* What you have to do
Set down only those lines that fall from the line containing "Recreate this image" through the line containing "ax.spines[lado].set_linewidth(1)", unchanged and without pictures.

* Working data
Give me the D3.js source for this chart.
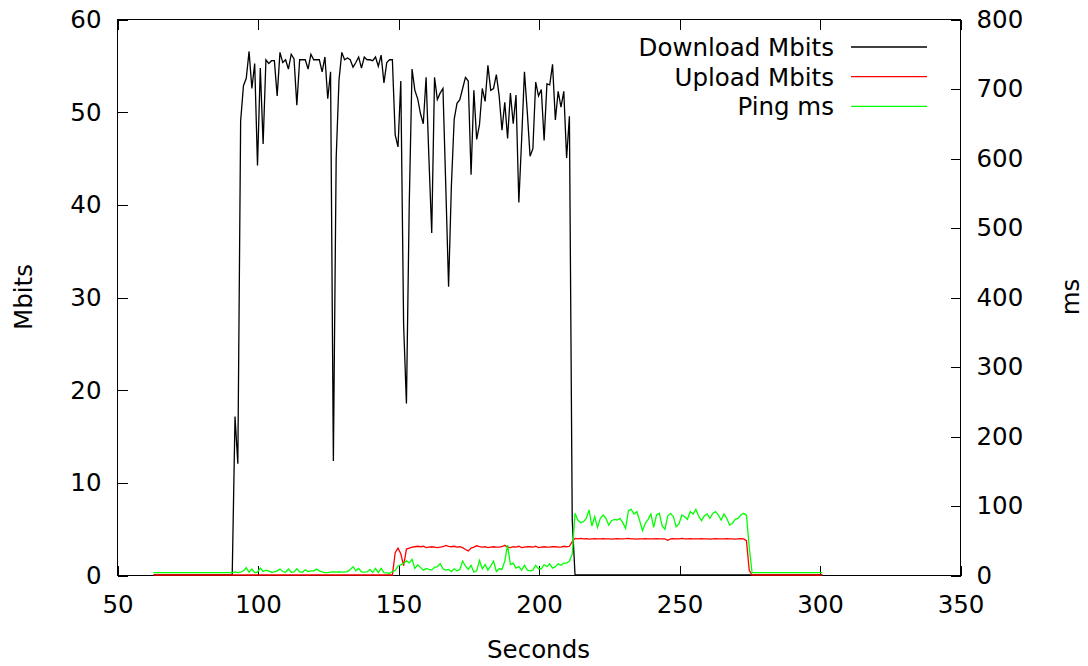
--
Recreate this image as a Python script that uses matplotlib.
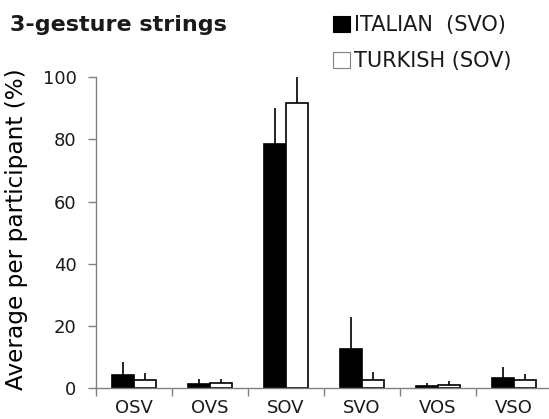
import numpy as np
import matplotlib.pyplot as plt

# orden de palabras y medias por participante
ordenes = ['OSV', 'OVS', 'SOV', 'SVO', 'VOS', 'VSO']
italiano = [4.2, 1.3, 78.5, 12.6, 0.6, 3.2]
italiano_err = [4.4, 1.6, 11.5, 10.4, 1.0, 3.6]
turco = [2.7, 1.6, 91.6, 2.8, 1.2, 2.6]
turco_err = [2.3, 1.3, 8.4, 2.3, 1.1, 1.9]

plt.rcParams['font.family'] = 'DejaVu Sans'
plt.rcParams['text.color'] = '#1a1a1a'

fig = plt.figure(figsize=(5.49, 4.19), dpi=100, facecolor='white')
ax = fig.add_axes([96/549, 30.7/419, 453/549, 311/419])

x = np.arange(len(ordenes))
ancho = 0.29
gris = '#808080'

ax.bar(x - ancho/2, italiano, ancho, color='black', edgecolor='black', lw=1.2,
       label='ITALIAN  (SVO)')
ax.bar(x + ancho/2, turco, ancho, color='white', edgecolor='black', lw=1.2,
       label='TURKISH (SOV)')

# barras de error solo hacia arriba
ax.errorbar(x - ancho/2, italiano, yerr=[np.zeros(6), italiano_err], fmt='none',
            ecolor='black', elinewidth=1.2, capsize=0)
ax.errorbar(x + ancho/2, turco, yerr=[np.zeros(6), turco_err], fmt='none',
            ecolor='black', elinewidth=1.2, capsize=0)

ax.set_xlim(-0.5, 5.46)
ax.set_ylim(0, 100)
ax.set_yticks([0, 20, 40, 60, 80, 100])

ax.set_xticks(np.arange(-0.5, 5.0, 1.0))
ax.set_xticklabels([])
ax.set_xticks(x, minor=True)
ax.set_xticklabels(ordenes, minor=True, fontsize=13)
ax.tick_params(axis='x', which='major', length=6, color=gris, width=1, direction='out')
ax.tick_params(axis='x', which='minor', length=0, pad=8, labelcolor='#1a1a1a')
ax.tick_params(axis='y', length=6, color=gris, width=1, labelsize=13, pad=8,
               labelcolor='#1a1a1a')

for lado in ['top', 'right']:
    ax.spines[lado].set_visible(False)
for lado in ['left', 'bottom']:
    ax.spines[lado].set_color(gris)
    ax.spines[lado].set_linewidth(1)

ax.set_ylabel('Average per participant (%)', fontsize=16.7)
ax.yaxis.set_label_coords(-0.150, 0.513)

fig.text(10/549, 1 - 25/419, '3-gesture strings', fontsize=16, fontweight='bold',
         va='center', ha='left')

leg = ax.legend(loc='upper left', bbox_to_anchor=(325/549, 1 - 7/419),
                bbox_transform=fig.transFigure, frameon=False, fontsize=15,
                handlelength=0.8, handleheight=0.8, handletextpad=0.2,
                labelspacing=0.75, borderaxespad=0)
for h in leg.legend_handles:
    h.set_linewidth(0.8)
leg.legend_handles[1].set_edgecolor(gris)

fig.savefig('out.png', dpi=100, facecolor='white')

* Solution for this task
Recreate this image as a Python script that uses matplotlib.
import numpy as np
import matplotlib.pyplot as plt

# orden de palabras y medias por participante
ordenes = ['OSV', 'OVS', 'SOV', 'SVO', 'VOS', 'VSO']
italiano = [4.2, 1.3, 78.5, 12.6, 0.6, 3.2]
italiano_err = [4.4, 1.6, 11.5, 10.4, 1.0, 3.6]
turco = [2.7, 1.6, 91.6, 2.8, 1.2, 2.6]
turco_err = [2.3, 1.3, 8.4, 2.3, 1.1, 1.9]

plt.rcParams['font.family'] = 'DejaVu Sans'
plt.rcParams['text.color'] = '#1a1a1a'

fig = plt.figure(figsize=(5.49, 4.19), dpi=100, facecolor='white')
ax = fig.add_axes([96/549, 30.7/419, 453/549, 311/419])

x = np.arange(len(ordenes))
ancho = 0.29
gris = '#808080'

ax.bar(x - ancho/2, italiano, ancho, color='black', edgecolor='black', lw=1.2,
       label='ITALIAN  (SVO)')
ax.bar(x + ancho/2, turco, ancho, color='white', edgecolor='black', lw=1.2,
       label='TURKISH (SOV)')

# barras de error solo hacia arriba
ax.errorbar(x - ancho/2, italiano, yerr=[np.zeros(6), italiano_err], fmt='none',
            ecolor='black', elinewidth=1.2, capsize=0)
ax.errorbar(x + ancho/2, turco, yerr=[np.zeros(6), turco_err], fmt='none',
            ecolor='black', elinewidth=1.2, capsize=0)

ax.set_xlim(-0.5, 5.46)
ax.set_ylim(0, 100)
ax.set_yticks([0, 20, 40, 60, 80, 100])

ax.set_xticks(np.arange(-0.5, 5.0, 1.0))
ax.set_xticklabels([])
ax.set_xticks(x, minor=True)
ax.set_xticklabels(ordenes, minor=True, fontsize=13)
ax.tick_params(axis='x', which='major', length=6, color=gris, width=1, direction='out')
ax.tick_params(axis='x', which='minor', length=0, pad=8, labelcolor='#1a1a1a')
ax.tick_params(axis='y', length=6, color=gris, width=1, labelsize=13, pad=8,
               labelcolor='#1a1a1a')

for lado in ['top', 'right']:
    ax.spines[lado].set_visible(False)
for lado in ['left', 'bottom']:
    ax.spines[lado].set_color(gris)
    ax.spines[lado].set_linewidth(1)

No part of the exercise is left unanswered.